§ **Exercise details**:
From the listing below, output the lines between the one with "Recreate this image" and the one with "import plotly.graph_objects as go", including those two, and nothing else. Pictures are not copied.

====== Supplied records ======

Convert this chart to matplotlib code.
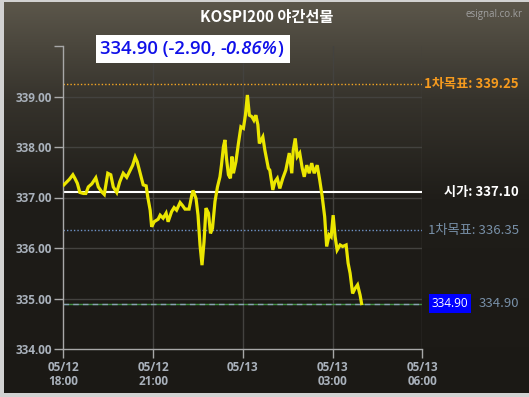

======
====== Supplied records ======

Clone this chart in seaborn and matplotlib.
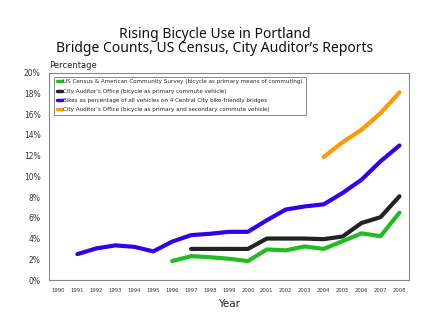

======
====== Supplied records ======

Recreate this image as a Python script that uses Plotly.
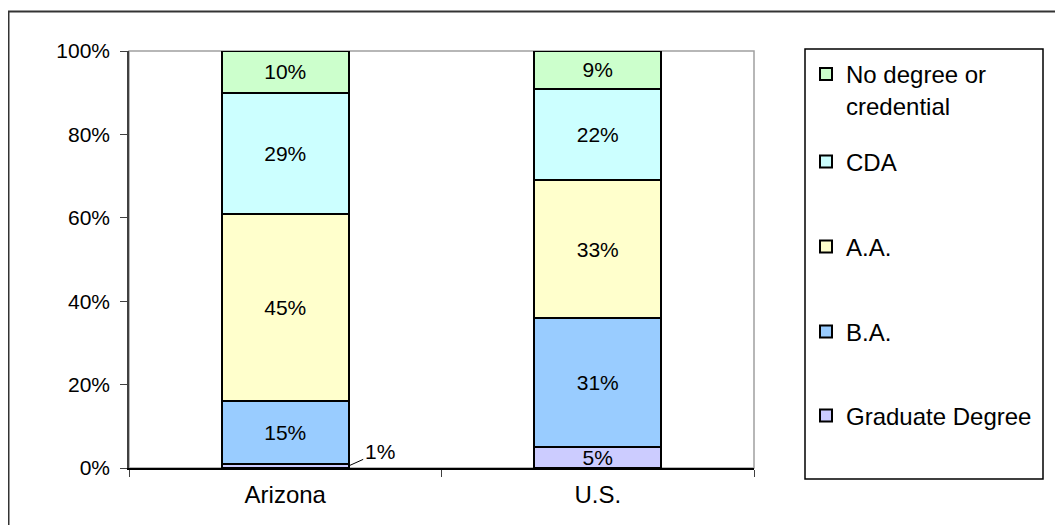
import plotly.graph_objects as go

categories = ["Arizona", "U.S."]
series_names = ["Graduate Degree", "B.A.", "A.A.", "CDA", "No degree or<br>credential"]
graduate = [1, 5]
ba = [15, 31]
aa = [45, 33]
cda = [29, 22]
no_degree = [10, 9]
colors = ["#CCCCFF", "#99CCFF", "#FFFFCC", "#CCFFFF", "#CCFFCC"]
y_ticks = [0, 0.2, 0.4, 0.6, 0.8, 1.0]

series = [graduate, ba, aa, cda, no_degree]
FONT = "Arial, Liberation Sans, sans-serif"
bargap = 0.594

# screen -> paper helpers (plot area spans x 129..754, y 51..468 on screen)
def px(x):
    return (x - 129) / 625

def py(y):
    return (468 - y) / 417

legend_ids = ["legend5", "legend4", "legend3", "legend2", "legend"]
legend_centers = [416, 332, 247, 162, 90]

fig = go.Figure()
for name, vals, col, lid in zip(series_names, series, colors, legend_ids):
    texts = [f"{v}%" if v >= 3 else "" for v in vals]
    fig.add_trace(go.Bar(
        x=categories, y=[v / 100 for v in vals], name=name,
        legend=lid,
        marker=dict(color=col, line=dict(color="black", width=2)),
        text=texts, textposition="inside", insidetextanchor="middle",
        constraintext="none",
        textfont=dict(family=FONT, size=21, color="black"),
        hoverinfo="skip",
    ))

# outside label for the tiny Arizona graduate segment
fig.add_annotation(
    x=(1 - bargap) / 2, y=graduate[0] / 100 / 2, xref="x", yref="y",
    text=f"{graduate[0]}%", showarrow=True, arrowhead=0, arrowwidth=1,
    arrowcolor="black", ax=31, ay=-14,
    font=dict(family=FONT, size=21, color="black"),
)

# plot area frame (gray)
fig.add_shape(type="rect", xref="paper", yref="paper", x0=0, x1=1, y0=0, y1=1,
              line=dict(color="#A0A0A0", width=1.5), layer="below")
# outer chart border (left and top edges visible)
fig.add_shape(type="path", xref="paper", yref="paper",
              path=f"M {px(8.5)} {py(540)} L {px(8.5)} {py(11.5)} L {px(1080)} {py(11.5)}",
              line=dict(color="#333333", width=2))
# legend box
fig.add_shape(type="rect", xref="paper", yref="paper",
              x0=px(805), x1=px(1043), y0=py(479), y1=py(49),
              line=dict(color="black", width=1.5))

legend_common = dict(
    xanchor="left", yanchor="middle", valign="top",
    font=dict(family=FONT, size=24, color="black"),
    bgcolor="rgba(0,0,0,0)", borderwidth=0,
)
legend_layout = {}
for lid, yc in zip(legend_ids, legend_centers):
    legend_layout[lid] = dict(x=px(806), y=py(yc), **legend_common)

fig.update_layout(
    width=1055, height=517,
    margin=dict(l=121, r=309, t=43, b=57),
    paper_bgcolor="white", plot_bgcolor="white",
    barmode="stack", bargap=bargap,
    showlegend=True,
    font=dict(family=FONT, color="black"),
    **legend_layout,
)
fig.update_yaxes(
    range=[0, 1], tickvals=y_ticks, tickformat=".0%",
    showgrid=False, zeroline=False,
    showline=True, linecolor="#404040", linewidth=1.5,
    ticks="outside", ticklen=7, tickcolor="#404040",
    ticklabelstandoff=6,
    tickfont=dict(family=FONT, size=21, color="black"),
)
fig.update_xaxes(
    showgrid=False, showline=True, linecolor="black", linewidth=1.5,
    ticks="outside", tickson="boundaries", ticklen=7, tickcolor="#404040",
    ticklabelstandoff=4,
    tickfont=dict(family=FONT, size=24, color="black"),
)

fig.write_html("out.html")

======

§ **Worked answer**:
Recreate this image as a Python script that uses Plotly.
import plotly.graph_objects as go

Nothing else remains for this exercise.